Secret Service personnel park vehicles in the driveway leading to U.S. President Joe Biden’s house after classified documents were found there by Biden’s lawyers, in Wilmington, Del., on Jan. 15, 2023. (Joshua Roberts/Reuters)

Discovery Won’t Impact Biden’s Re-election Bid: White House Spokesman

Attorney General Merrick Garland has appointed Robert Hur, a former Maryland U.S. attorney, to serve as special counsel to oversee the Justice Department’s inquiry into the documents and establish whether or not Biden or those around him broke the law in their handling of the documents.

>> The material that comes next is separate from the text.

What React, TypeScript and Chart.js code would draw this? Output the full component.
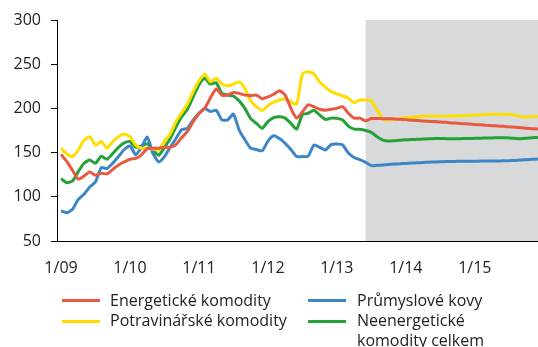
import React, { useEffect, useRef } from "react";
import { Chart, registerables } from "chart.js";

Chart.register(...registerables);

// Monthly commodity price indices, January 2009 – December 2015 (84 months).
const tickLabels = ["1/09", "1/10", "1/11", "1/12", "1/13", "1/14", "1/15"];
const monthsPerTick = 12;
const forecastStartMonth = 53; // 6/13: forecast period begins

const energy = [
  148, 140, 130, 120, 123.5, 128, 124.5, 126.5, 126, 131, 136, 139.5,
  142.5, 143.5, 147.5, 154.5, 155, 155, 156, 156, 159, 167, 174, 185,
  194, 200, 212, 222, 215, 215, 218, 217, 215, 214.5, 215, 211,
  213, 216, 220, 215, 200, 189, 196, 204, 202, 199, 198, 199,
  200, 202, 194.5, 189, 189, 186, 188.5, 188.6, 188.4, 188.3, 188, 187.6,
  187.3, 186.7, 186.4, 185.8, 185.4, 185.1, 184.5, 184.2, 183.6, 183.3, 182.7, 182.4,
  181.8, 181.4, 180.8, 180.5, 180, 179.7, 179.1, 178.7, 178.1, 177.6, 177.1, 176.6,
];

const food = [
  155, 148.5, 145.5, 153, 164, 168, 158.5, 162.5, 155, 162.5, 168, 171,
  168, 158.5, 155, 155, 154, 153, 163, 171, 185, 195, 205, 219,
  231, 239, 230, 234, 227.5, 225.5, 227.5, 230, 222.5, 208.5, 202, 197.5,
  203, 207, 209.5, 210.5, 207.5, 205, 239, 241.5, 239, 230, 224, 219,
  216.5, 214, 211.5, 206.5, 209.5, 209.5, 208.5, 198, 188.5, 187, 187.6, 188.7,
  189.5, 190, 190.6, 191, 191.4, 191.3, 191.4, 191.1, 191.4, 191.6, 191.8, 192.1,
  192.5, 192.8, 192.9, 193.3, 193.4, 193.5, 193.2, 192.3, 190.7, 190.1, 190.6, 191.2,
];

const metals = [
  84, 82, 86, 97, 103, 111, 117, 133, 132, 138, 145.5, 153.5,
  157.5, 147.5, 156, 167.5, 149, 139.5, 145.5, 156, 166, 176, 177.5, 187,
  194.5, 200, 196.5, 198, 187, 187, 193.5, 175.5, 164.5, 155, 153.5, 152,
  163, 169, 166, 160.5, 153.5, 145.5, 145.5, 146, 158.5, 156, 153, 159,
  159.7, 158.6, 149.5, 144.5, 142, 139, 135.3, 135.6, 136, 136.5, 137, 137.3,
  137.8, 138.1, 138.5, 138.8, 139.2, 139.4, 139.6, 139.8, 140, 140.1, 140.1, 140.2,
  140.3, 140.4, 140.4, 140.5, 140.5, 140.7, 140.9, 141.2, 141.6, 142, 142.4, 142.7,
];

const nonEnergy = [
  120.5, 116, 118, 128.5, 138, 141.5, 138, 146, 142.5, 149, 156, 161,
  162.5, 156, 157.5, 160, 153, 147, 156, 166, 179, 190.5, 199, 213,
  226.5, 234, 227.5, 229, 217, 215, 214, 208.5, 200, 188.5, 183, 177.5,
  185, 189.5, 190.5, 189, 183, 176.5, 193, 194.5, 198, 192.5, 187.5, 189,
  188.7, 187, 180, 176.5, 176.3, 175, 172.8, 168, 164.2, 163.1, 163.5, 164,
  164.4, 164.8, 165.1, 165.3, 165.6, 165.9, 166, 165.8, 165.6, 165.7, 165.9, 166,
  166.1, 166.3, 166.5, 166.6, 166.9, 166.8, 166.5, 166.1, 165.8, 166.2, 166.7, 167.2,
];

const seriesNames = [
  "Energetické komodity",
  "Potravinářské komodity",
  "Průmyslové kovy",
  "Neenergetické komodity celkem",
];
const seriesValues = [energy, food, metals, nonEnergy];
const seriesColors = ["#E8593F", "#FFDD00", "#3D86C6", "#24A138"];

const FONT = "'Open Sans', 'Noto Sans', sans-serif";
const TEXT = "#222222";
const FONT_SIZE = 16;

// Grey band behind the forecast months
const forecastBand = {
  id: "forecastBand",
  beforeDraw(chart: any) {
    const { ctx, chartArea, scales } = chart;
    const x0 = scales.x.getPixelForValue(forecastStartMonth);
    ctx.save();
    ctx.fillStyle = "#D8D9DB";
    ctx.fillRect(x0, chartArea.top, chartArea.right - x0, chartArea.bottom - chartArea.top);
    ctx.restore();
  },
};

export default function App() {
  const canvasRef = useRef<HTMLCanvasElement | null>(null);

  useEffect(() => {
    if (!canvasRef.current) return;
    const chart = new Chart(canvasRef.current, {
      type: "line",
      data: {
        datasets: seriesValues.map((vals, k) => ({
          label: seriesNames[k],
          data: vals.map((v, i) => ({ x: i, y: v })),
          borderColor: seriesColors[k],
          borderWidth: 3,
          pointRadius: 0,
          tension: 0.2,
          fill: false,
        })),
      },
      options: {
        responsive: false,
        animation: false,
        layout: { padding: { top: 20, right: 0, bottom: 0, left: 0 } },
        plugins: { legend: { display: false }, tooltip: { enabled: false } },
        scales: {
          x: {
            type: "linear",
            min: -0.7,
            max: energy.length - 1,
            afterFit: (s: any) => {
              s.height = 49;
            },
            afterBuildTicks: (s: any) => {
              s.ticks = tickLabels.map((_, k) => ({ value: k * monthsPerTick }));
            },
            grid: { display: true, drawOnChartArea: false, drawTicks: false },
            border: { display: true, color: "#000", width: 1 },
            ticks: {
              autoSkip: false,
              maxRotation: 0,
              padding: 18,
              color: TEXT,
              font: { family: FONT, size: FONT_SIZE },
              callback: (_v: any, i: number) => tickLabels[i],
            },
          },
          y: {
            min: 50,
            max: 300,
            afterFit: (s: any) => {
              s.width = 57;
            },
            grid: {
              display: true,
              drawOnChartArea: false,
              drawTicks: true,
              tickLength: 6,
              color: "#000",
            },
            border: { display: true, color: "#000", width: 1 },
            ticks: {
              stepSize: 50,
              padding: 10,
              color: TEXT,
              font: { family: FONT, size: FONT_SIZE },
            },
          },
        },
      },
      plugins: [forecastBand],
    });
    return () => chart.destroy();
  }, []);

  const legendText: React.CSSProperties = {
    position: "absolute",
    fontFamily: FONT,
    fontSize: FONT_SIZE,
    lineHeight: "19.5px",
    color: TEXT,
    whiteSpace: "nowrap",
  };
  const swatch = (color: string, left: number, top: number): React.CSSProperties => ({
    position: "absolute",
    left,
    top,
    width: 38,
    height: 3,
    background: color,
  });

  return (
    <div
      style={{
        position: "absolute",
        left: 0,
        top: 0,
        width: 538,
        height: 347,
        background: "#fff",
        overflow: "hidden",
      }}
    >
      <canvas ref={canvasRef} width={538} height={290} style={{ display: "block" }} />
      <div style={swatch(seriesColors[0], 62, 299)} />
      <div style={{ ...legendText, left: 110, top: 291 }}>{seriesNames[0]}</div>
      <div style={swatch(seriesColors[1], 62, 320)} />
      <div style={{ ...legendText, left: 110, top: 311 }}>{seriesNames[1]}</div>
      <div style={swatch(seriesColors[2], 308, 299)} />
      <div style={{ ...legendText, left: 357, top: 291 }}>{seriesNames[2]}</div>
      <div style={swatch(seriesColors[3], 308, 320)} />
      <div style={{ ...legendText, left: 357, top: 311 }}>
        Neenergetické
        <br />
        komodity celkem
      </div>
    </div>
  );
}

The White House counsel’s office has stated that Biden is committed to operating with the Justice Department’s investigation into the classified documents.

The discovery of the classified materials comes amid an ongoing DOJ investigation into former President Donald Trump, who had over 11,000 documents and materials—including around 100 documents marked classified or top secret—seized from his  Mar-a-Lago residence in August.

They also come amid Biden’s possible 2024 re-election bid.

Speaking to CNN on Thursday, White House spokesman Andrew Bates was asked whether he believes the latest discovery of the classified documents could impact support for Biden ahead of a possible re-run.

“Look back from shortly before the president launched his campaign to now, the accuracy rate of pundits’ negative predictions about him or his strategies is dismal,” said Bates, adding that the administration is unfazed by the political backlash regarding the discovery. “Our MO, by contrast, has aged well: Tune out the noise, do the work, deliver; and remember that the president knows the American people and they know him.”

When asked again if the discovery will have an impact on support for Biden, Bates said, “It doesn’t.”